Il deficit italiano scende al 3% già nel 2025 grazie al calo dello spread

Il deficit italiano potrebbe raggiungere la fatidica soglia del 3% già nel 2025, con un anno di anticipo rispetto agli impegni presi con Bruxelles. Al Tesoro prevale la prudenza, ma i segnali incoraggianti arrivano soprattutto dal calo della spesa per interessi sul debito pubblico, legato alla riduzione dello spread. Una dinamica che, unita alla crescita delle entrate tributarie, potrebbe consentire all’Italia di uscire prima del previsto dalla procedura di infrazione europea.

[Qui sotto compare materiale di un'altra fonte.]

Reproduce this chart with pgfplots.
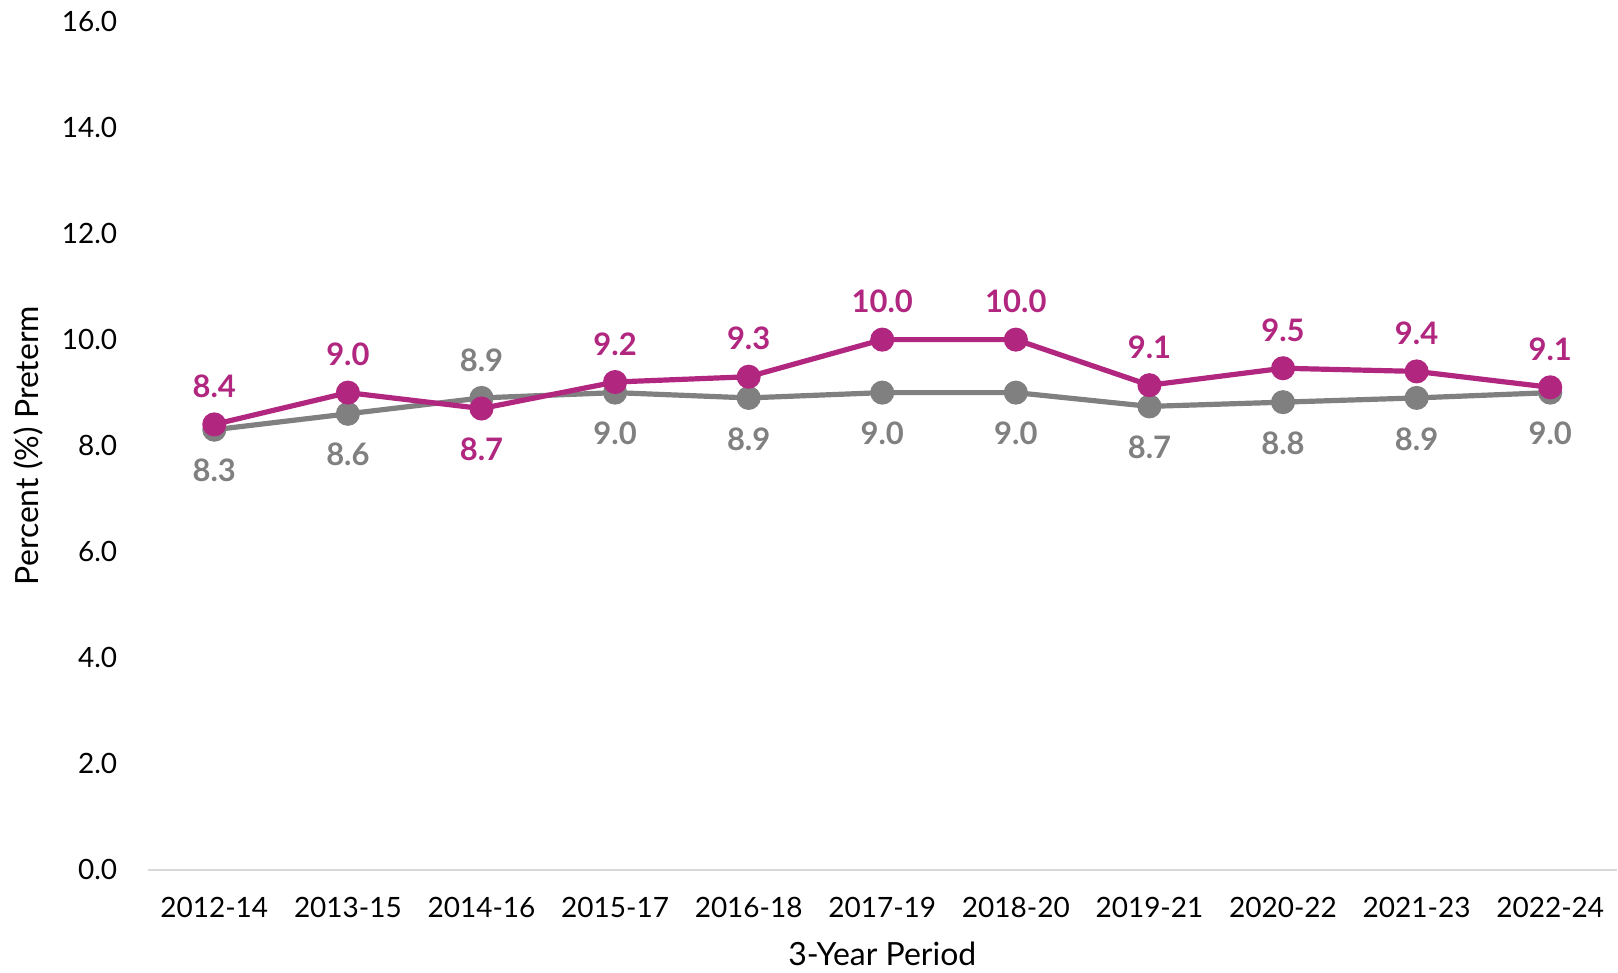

Il differenziale tra i titoli italiani e quelli francesi è sceso ai minimi dal 2005, con un dato che – secondo Bloomberg – riflette «un calo significativo del rischio percepito nell’investire in Btp». Lo spread oggi viaggia sotto gli 80 punti base, ben al di sotto dei 140 considerati nel calcolo del deficit 2024. Secondo l’Ufficio Parlamentare di Bilancio, una riduzione strutturale di 30 punti avrebbe già portato a un risparmio di 1,7 miliardi. Ora il vantaggio potrebbe superare i 2,4 miliardi, contribuendo per oltre la metà del fabbisogno necessario a centrare il 3%.
Oltre al calo degli interessi, il governo conta sul buon andamento delle entrate fiscali, già cresciute di 500 milioni nei primi sei mesi dell’anno. Tuttavia, il ministro dell’Economia Giancarlo Giorgetti ha invitato alla cautela: «Serve prudenza nelle spese per questo secondo scorcio d’anno», avrebbe detto ai colleghi di governo. Centrare l’obiettivo permetterebbe infatti all’Italia di attivare la clausola che esclude dai conti le spese per la difesa, liberando margini importanti in vista della prossima legge di Bilancio.
Un capitolo centrale della manovra riguarderà la stabilità finanziaria dei Comuni, oggi stretti tra vincoli di bilancio e spese crescenti. Al tavolo tra Mef e Anci, si è discusso della possibilità di rendere più flessibili gli accantonamenti per i crediti di dubbia esigibilità, che valgono circa 6 miliardi l’anno. La proposta prevede di calcolare le riserve non più sulla media degli ultimi cinque anni, ma solo sull’anno precedente. In questo modo si libererebbero circa 600 milioni da destinare a spesa corrente, manutenzioni, stipendi e welfare. I sindaci hanno inoltre segnalato il peso crescente delle spese per i minori stranieri non accompagnati, per i minori affidati e per il sostegno scolastico agli alunni con disabilità, oltre al miliardo aggiuntivo legato ai rinnovi contrattuali del personale.